What’s the problem we’re trying to solve seems to be the topic of the day here. It is a question almost everyone who works at a company, foundation, or association (the funders) seems to be asking (including me), and it has been hard for the NGO participants to come to any agreement on the answer.
So, thankfully, Mitul and Claire (representing the UN Foundation’s Technology Partnership) worked with the facilitators to restructure our agenda, break into smaller working groups and try a project-based approach to answer that question. By focusing the conversation on how you use technology to tackle problems related to community health or what the end goal of better data collection is or how to take projects to scale, we now have four excited and re-energized groups (instead of one larger, slightly cranky one).
Each group worked together for about two hours today and will work together again tomorrow before reporting back to the larger group about the problem they’re addressing, the technology solution, and then how they involve others (including the United Nations) in their work.
I think two things they heard today will also help them focus their plans. Dave Sessions of Microsoft walked everyone through the basic elements of a successful business plan (including know your audience, know what you’re trying to do, know how you’re unique or bring value to the solution, etc.). Gautam Ivatury from CGAP and Jessie Moore from the GSM Association also helped the group better understand mobile banking and how the lessons learned developing a mobile banking application for the “unbanked” in the developing world might be applied to mHealth. Known as MPesa, it started with 2,000 users but now more than 2 million people use it to do things I do at an ATM, including transfer money, check balances, pay bills, etc. And all using a mobile phone and text.

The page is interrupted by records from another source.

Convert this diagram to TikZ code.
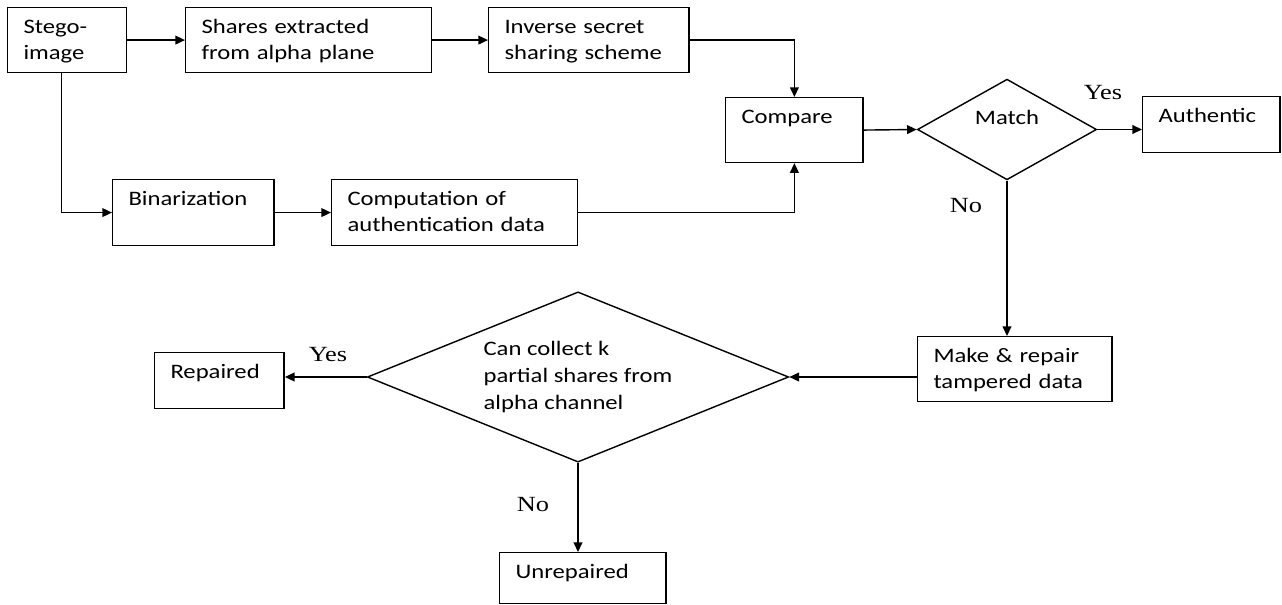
\documentclass[tikz,border=0pt]{standalone}
\usepackage{fontspec}
\setmainfont[FakeStretch=1.2]{Carlito}
\newfontfamily\ynfont[FakeStretch=1.22]{Liberation Serif}
\usetikzlibrary{shapes.geometric,arrows.meta}

\begin{document}
\begin{tikzpicture}[
    x=0.02cm, y=-0.02cm,
    line width=0.8pt,
    box/.style 2 args={draw, anchor=north west, align=left,
        inner xsep=9pt, inner ysep=0pt,
        text height=14.7pt, text width=#1, text depth=#2,
        font=\fontsize{11.7}{14.7}\selectfont},
    dec/.style={draw, shape=diamond, align=left, inner sep=3pt,
        font=\fontsize{11.7}{15.5}\selectfont},
    yn/.style={font=\ynfont\fontsize{12.3}{13}\selectfont, inner sep=0pt},
    arr/.style={-{Triangle[length=5.5pt,width=5pt]}}
]
\useasboundingbox (0,0) rectangle (1282,605);

\node[box={49.5pt}{22.15pt}] (stego) at (7,7) {Stego-\\image};
\node[box={122pt}{22.15pt}] (shares) at (185,7) {Shares extracted\\from alpha plane};
\node[box={95.9pt}{22.15pt}] (inverse) at (488,7) {Inverse secret\\sharing scheme};
\node[box={60.2pt}{22.15pt}] (compare) at (725,97) {Compare};
\node[dec, minimum width=102pt, minimum height=57.3pt, shape aspect=1.78,
    text height=7pt, text depth=12.6pt] (match) at (1007,129.5) {Match};
\node[box={60.2pt}{17.05pt}] (authentic) at (1142,96) {Authentic};
\node[box={73.8pt}{22.7pt}] (binar) at (112,179) {Binarization};
\node[box={122pt}{22.7pt}] (comput) at (331,179) {Computation of\\authentication data};
\node[box={92.5pt}{22.15pt}] (make) at (917,336) {Make \& repair\\tampered data};
\node[dec, minimum width=239.8pt, minimum height=96.9pt, shape aspect=2.47]
    (canrep) at (578,377) {Can collect k\\partial shares from\\alpha channel};
\node[box={55.7pt}{17.05pt}] (repaired) at (154,352) {Repaired};
\node[box={76.7pt}{14.2pt}] (unrep) at (499,552) {Unrepaired};

\node[yn] (yes1) at (1103,93) {Yes};
\node[yn] (no1) at (966,206) {No};
\node[yn] (yes2) at (328,355) {Yes};
\node[yn] (no2) at (533,505) {No};

\draw[arr] (stego.east) -- (shares.west);
\draw[arr] (shares.east) -- (inverse.west);
\draw[arr] (inverse.east) -| (compare.north);
\draw[arr] ([xshift=-3pt]stego.south) |- (binar.west);
\draw[arr] (binar.east) -- (comput.west);
\draw[arr] (comput.east) -| (compare.south);
\draw[arr] (compare.east) -- (match.west);
\draw[arr] (match.east) -- (match.east -| authentic.west);
\draw[arr] (match.south) -- (match.south |- make.north);
\draw[arr] (canrep.east -| make.west) -- (canrep.east);
\draw[arr] (canrep.west) -- (canrep.west -| repaired.east);
\draw[arr] (canrep.south) -- (canrep.south |- unrep.north);
\end{tikzpicture}
\end{document}
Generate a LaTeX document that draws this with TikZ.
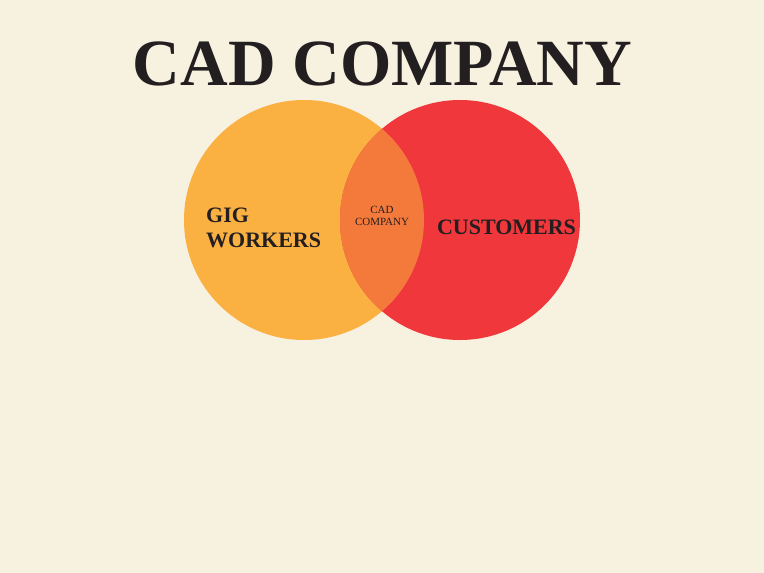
\documentclass[tikz,border=0pt]{standalone}
\usepackage{fontspec}
\setmainfont{Liberation Serif}
\usepackage{tikz}
\usetikzlibrary{positioning}
\definecolor{bgcream}{HTML}{F7F1E0}
\definecolor{gigorange}{HTML}{FBB042}
\definecolor{custred}{HTML}{EF373C}
\definecolor{mixorange}{HTML}{F47A3C}
\definecolor{inkdark}{HTML}{231F20}

\begin{document}
\begin{tikzpicture}[x=1pt,y=-1pt,
      % define styles
      set/.style={
           circle,
           minimum size=240pt,
           inner sep=0pt
      },
      big/.style={
           font=\fontsize{22}{25}\selectfont\bfseries,
           text=inkdark,
           inner sep=0pt
      },
      small/.style={
           font=\fontsize{11}{12}\selectfont,
           text=inkdark,
           inner sep=0pt,
           align=center
      }
  ]
  % background and frame
  \fill[bgcream] (0,0) rectangle (764,573);
  \useasboundingbox (0,0) rectangle (764,573);
  % title
  \node[anchor=base,inner sep=0pt,text=inkdark,font=\fontsize{66}{70}\selectfont\bfseries] (title) at (382.5,85) {CAD COMPANY};
  % the two sets
  \node[set,fill=gigorange] (gig) at (304,220) {};
  \node[set,fill=custred] (cust) at (460,220) {};
  % overlap of the two sets
  \begin{scope}
      \clip (gig.center) circle (120);
      \fill[mixorange] (cust.center) circle (120);
  \end{scope}
  % labels
  \node[big,align=left,anchor=west] (giglabel) at (206,227.5) {GIG\\WORKERS};
  \node[big,anchor=base] (custlabel) at (506.5,234) {CUSTOMERS};
  \node[small] (cad) at (382,215.5) {CAD\\COMPANY};
\end{tikzpicture}
\end{document}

How did they do it? By including partners from all the different sectors including mobile phone providers, handset operators, banks, and customers, as well as organizations outside of the banking industry including the World Bank and The Bill and Melinda Gates Foundation. One person was skeptical and asked how a commercial product, developed by a for-profit industry, could be used to create greater social change. The response: helping create a financially literate community and empowering people to control their own money would help free them from poverty. It will take time but was a strong reminder of how powerful a long-term, audacious goal can be supported by smaller but really innovative projects.